SUPPLIED RECORDS.

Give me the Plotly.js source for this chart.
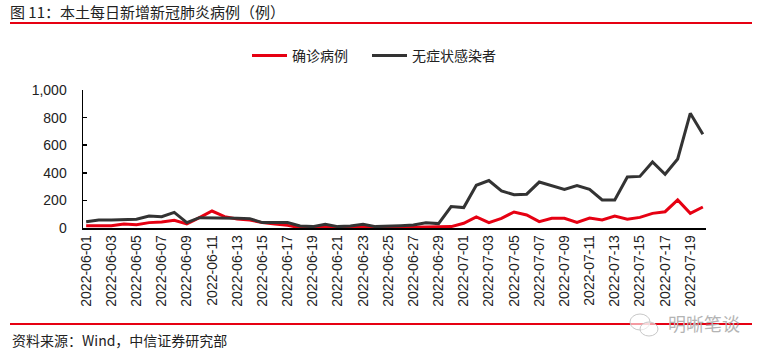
<!DOCTYPE html>
<html>
<head>
<meta charset="utf-8">
<script src="https://cdn.plot.ly/plotly-3.0.1.min.js"></script>
<style>html,body{margin:0;padding:0;background:#fff;}#chart{width:767px;height:356px;}</style>
</head>
<body>
<div id="chart"></div>
<script>
var dates = ["2022-06-01","2022-06-02","2022-06-03","2022-06-04","2022-06-05","2022-06-06","2022-06-07","2022-06-08","2022-06-09","2022-06-10",
"2022-06-11","2022-06-12","2022-06-13","2022-06-14","2022-06-15","2022-06-16","2022-06-17","2022-06-18","2022-06-19","2022-06-20",
"2022-06-21","2022-06-22","2022-06-23","2022-06-24","2022-06-25","2022-06-26","2022-06-27","2022-06-28","2022-06-29","2022-06-30",
"2022-07-01","2022-07-02","2022-07-03","2022-07-04","2022-07-05","2022-07-06","2022-07-07","2022-07-08","2022-07-09","2022-07-10",
"2022-07-11","2022-07-12","2022-07-13","2022-07-14","2022-07-15","2022-07-16","2022-07-17","2022-07-18","2022-07-19","2022-07-20"];
var confirmed = [17,17,17,29,24,39,43,56,29,75,
123,82,65,58,39,29,19,2,7,5,
5,10,10,5,2,3,5,5,5,10,
34,80,39,70,116,94,46,70,70,41,
72,58,87,63,77,106,118,203,106,152];
var asymptomatic = [46,58,58,58,63,87,82,113,39,75,
75,75,70,68,39,39,39,14,10,27,
10,14,27,10,12,17,22,38,32,155,
148,310,344,269,241,245,333,304,280,307,
280,203,203,370,374,478,389,500,831,679];
var tickDates = ["2022-06-01","2022-06-03","2022-06-05","2022-06-07","2022-06-09","2022-06-11","2022-06-13","2022-06-15","2022-06-17","2022-06-19",
"2022-06-21","2022-06-23","2022-06-25","2022-06-27","2022-06-29","2022-07-01","2022-07-03","2022-07-05","2022-07-07","2022-07-09",
"2022-07-11","2022-07-13","2022-07-15","2022-07-17","2022-07-19"];
var seriesNames = ["确诊病例","无症状感染者"];
var yTicks = [0,200,400,600,800,1000];
var yTickText = ["0","200","400","600","800","1,000"];

var cjk = '"Noto Sans CJK SC", "Liberation Sans", sans-serif';
var num = '"Liberation Sans", Arial, sans-serif';

var traces = [
  {x: dates, y: confirmed, name: seriesNames[0], type: 'scatter', mode: 'lines',
   line: {color: '#e60012', width: 3}, legend: 'legend'},
  {x: dates, y: asymptomatic, name: seriesNames[1], type: 'scatter', mode: 'lines',
   line: {color: '#333333', width: 3}, legend: 'legend2'}
];

var W = 767, H = 356, L = 83, R = 61, T = 90, B = 128;
var pw = W - L - R, ph = H - T - B;
function px(x){ return (x - L) / pw; }
function py(y){ return (H - B - y) / ph; }

var legendStyle = function(xpix){
  return {orientation: 'h', x: px(xpix), xanchor: 'left', y: py(56), yanchor: 'middle',
          font: {family: cjk, size: 14, color: '#222222'}, bgcolor: 'rgba(0,0,0,0)',
          itemwidth: 35};
};

var layout = {
  width: W, height: H,
  margin: {l: L, r: R, t: T, b: B, pad: 0},
  paper_bgcolor: '#ffffff', plot_bgcolor: '#ffffff',
  showlegend: true,
  title: {text: '图 11：本土每日新增新冠肺炎病例（例）', x: 10/W, xref: 'container', xanchor: 'left',
          y: 1 - 13/H, yref: 'container', yanchor: 'middle',
          font: {family: cjk, size: 15, color: '#222222'}},
  legend: legendStyle(247),
  legend2: legendStyle(367),
  xaxis: {type: 'category', range: [-0.25, 49.25], showgrid: false, zeroline: false,
          showline: true, linecolor: '#000000', linewidth: 1.5,
          tickmode: 'array', tickvals: tickDates, ticktext: tickDates, tickangle: -90,
          ticks: '', tickfont: {family: num, size: 14, color: '#222222'}, fixedrange: true},
  yaxis: {range: [0, 1000], showgrid: false, zeroline: false, showline: true,
          linecolor: '#000000', linewidth: 1.5, ticks: 'inside', ticklen: 4, tickwidth: 1.5,
          tickcolor: '#000000', tickmode: 'array', tickvals: yTicks, ticktext: yTickText,
          ticklabelstandoff: 12,
          tickfont: {family: num, size: 14, color: '#222222'}, fixedrange: true},
  shapes: [
    {type: 'line', xref: 'paper', yref: 'paper', x0: px(10), x1: px(752), y0: py(23), y1: py(23),
     line: {color: '#e60012', width: 2}},
    {type: 'line', xref: 'paper', yref: 'paper', x0: px(10), x1: px(752), y0: py(324), y1: py(324),
     line: {color: '#e60012', width: 2}},
    {type: 'circle', xref: 'paper', yref: 'paper', x0: px(630), x1: px(650), y0: py(330), y1: py(314),
     line: {color: '#c8c8c8', width: 1}, fillcolor: 'rgba(255,255,255,0.6)'},
    {type: 'circle', xref: 'paper', yref: 'paper', x0: px(640), x1: px(658), y0: py(336), y1: py(322),
     line: {color: '#c8c8c8', width: 1}, fillcolor: 'rgba(255,255,255,0.6)'}
  ],
  annotations: [
    {text: '资料来源：Wind，中信证券研究部', xref: 'paper', yref: 'paper', x: px(10), y: py(340),
     xanchor: 'left', yanchor: 'middle', showarrow: false,
     font: {family: cjk, size: 14, color: '#222222'}},
    {text: '明晰笔谈', xref: 'paper', yref: 'paper', x: px(704), y: py(323),
     xanchor: 'center', yanchor: 'middle', showarrow: false,
     font: {family: cjk, size: 18, color: '#b4b4b4'}}
  ]
};

Plotly.newPlot('chart', traces, layout, {displayModeBar: false, staticPlot: true});
</script>
</body>
</html>
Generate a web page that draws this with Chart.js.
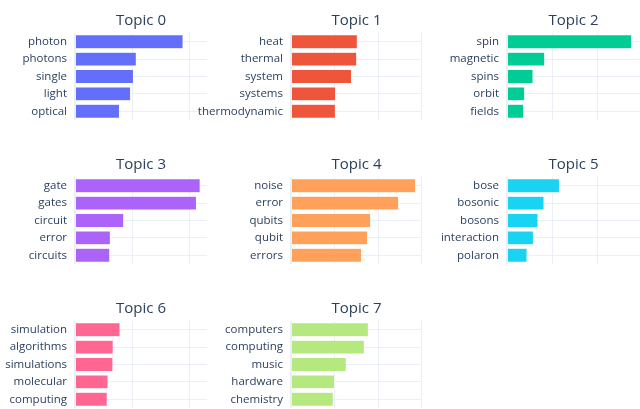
<!DOCTYPE html>
<html><head><meta charset="utf-8">
<script src="https://cdn.jsdelivr.net/npm/chart.js@4/dist/chart.umd.min.js"></script>
<style>
html,body{margin:0;padding:0;background:#fff}
#wrap{position:relative;width:640px;height:409px;overflow:hidden;background:#fff}
canvas{position:absolute}
</style>
</head><body>
<div id="wrap"></div>
<script>
// ---- data ----
const topicTitles = ["Topic 0","Topic 1","Topic 2","Topic 3","Topic 4","Topic 5","Topic 6","Topic 7"];
const words0 = ["photon","photons","single","light","optical"];
const scores0 = [0.0379,0.0215,0.0205,0.0195,0.0156];
const words1 = ["heat","thermal","system","systems","thermodynamic"];
const scores1 = [0.01524,0.0151,0.0139,0.01025,0.0102];
const words2 = ["spin","magnetic","spins","orbit","fields"];
const scores2 = [0.0554,0.01676,0.01156,0.00787,0.0074];
const words3 = ["gate","gates","circuit","error","circuits"];
const scores3 = [0.0439,0.0426,0.0171,0.0124,0.0122];
const words4 = ["noise","error","qubits","qubit","errors"];
const scores4 = [0.02864,0.02474,0.0183,0.0176,0.0162];
const words5 = ["bose","bosonic","bosons","interaction","polaron"];
const scores5 = [0.0233,0.01644,0.01378,0.01173,0.0089];
const words6 = ["simulation","algorithms","simulations","molecular","computing"];
const scores6 = [0.0158,0.0134,0.0133,0.0116,0.0113];
const words7 = ["computers","computing","music","hardware","chemistry"];
const scores7 = [0.01777,0.01685,0.0127,0.0100,0.0097];
const barColors = ["#636EFA","#EF553B","#00CC96","#AB63FA","#FFA15A","#19D3F3","#FF6692","#B6E880"];
// x-axis ranges per column (shared within column)
const colMax = [0.0463,0.0301,0.0591];
const colStep = [0.02,0.01,0.02];

const allWords = [words0,words1,words2,words3,words4,words5,words6,words7];
const allScores = [scores0,scores1,scores2,scores3,scores4,scores5,scores6,scores7];

// ---- layout ----
const colGeom = [
  {left:0,   labelW:75,  plotW:132},
  {left:191, labelW:100, plotW:131},
  {left:417, labelW:90,  plotW:133}
];
const rowTops = [0,144,288];
const titleH = 33, plotH = 87;
const gridColor = "#EBF0F8";
const textColor = "#2a3f5f";
const fontFamily = "'Open Sans', 'DejaVu Sans', sans-serif";

const wrap = document.getElementById('wrap');
for (let i = 0; i < topicTitles.length; i++) {
  const col = i % 3, row = Math.floor(i / 3);
  const g = colGeom[col];
  const cv = document.createElement('canvas');
  const w = g.labelW + g.plotW, h = titleH + plotH;
  cv.width = w; cv.height = h;
  cv.style.left = g.left + 'px';
  cv.style.top = rowTops[row] + 'px';
  cv.style.width = w + 'px'; cv.style.height = h + 'px';
  wrap.appendChild(cv);
  new Chart(cv, {
    type: 'bar',
    data: {
      labels: allWords[i],
      datasets: [{
        data: allScores[i],
        backgroundColor: barColors[i],
        borderColor: 'rgba(255,255,255,0.6)',
        borderWidth: 0.5,
        barPercentage: 0.8,
        categoryPercentage: 1.0
      }]
    },
    options: {
      indexAxis: 'y',
      responsive: false,
      animation: false,
      devicePixelRatio: 1,
      layout: {padding: 0},
      plugins: {
        legend: {display: false},
        tooltip: {enabled: false},
        title: {
          display: true,
          text: topicTitles[i],
          fullSize: false,
          color: textColor,
          font: {family: fontFamily, size: 15, weight: 'normal', lineHeight: 1.2},
          padding: {top: 12, bottom: 3}
        }
      },
      scales: {
        x: {
          type: 'linear',
          min: 0,
          max: colMax[col],
          position: 'bottom',
          border: {display: false},
          grid: {
            color: gridColor,
            drawTicks: false,
            lineWidth: (ctx) => (ctx.tick && ctx.tick.value === 0 ? 2 : 1)
          },
          ticks: {display: false, stepSize: colStep[col], includeBounds: false},
          afterFit: (s) => { s.height = 0; s.paddingLeft = 0; s.paddingRight = 0; }
        },
        y: {
          type: 'category',
          border: {display: false},
          grid: {color: gridColor, drawTicks: false, offset: false},
          ticks: {color: textColor, padding: 8, autoSkip: false, font: {family: fontFamily, size: 11.5}},
          afterFit: (s) => { s.width = g.labelW; s.paddingTop = 0; s.paddingBottom = 0; }
        }
      }
    }
  });
}
</script>
</body></html>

WHAT YOU ARE ASKED TO DO.
Check each line of the records for the word "this", and show the lines that contain it.

REPLY.
Give me the Plotly.js source for this chart.
Generate a web page that draws this with Chart.js.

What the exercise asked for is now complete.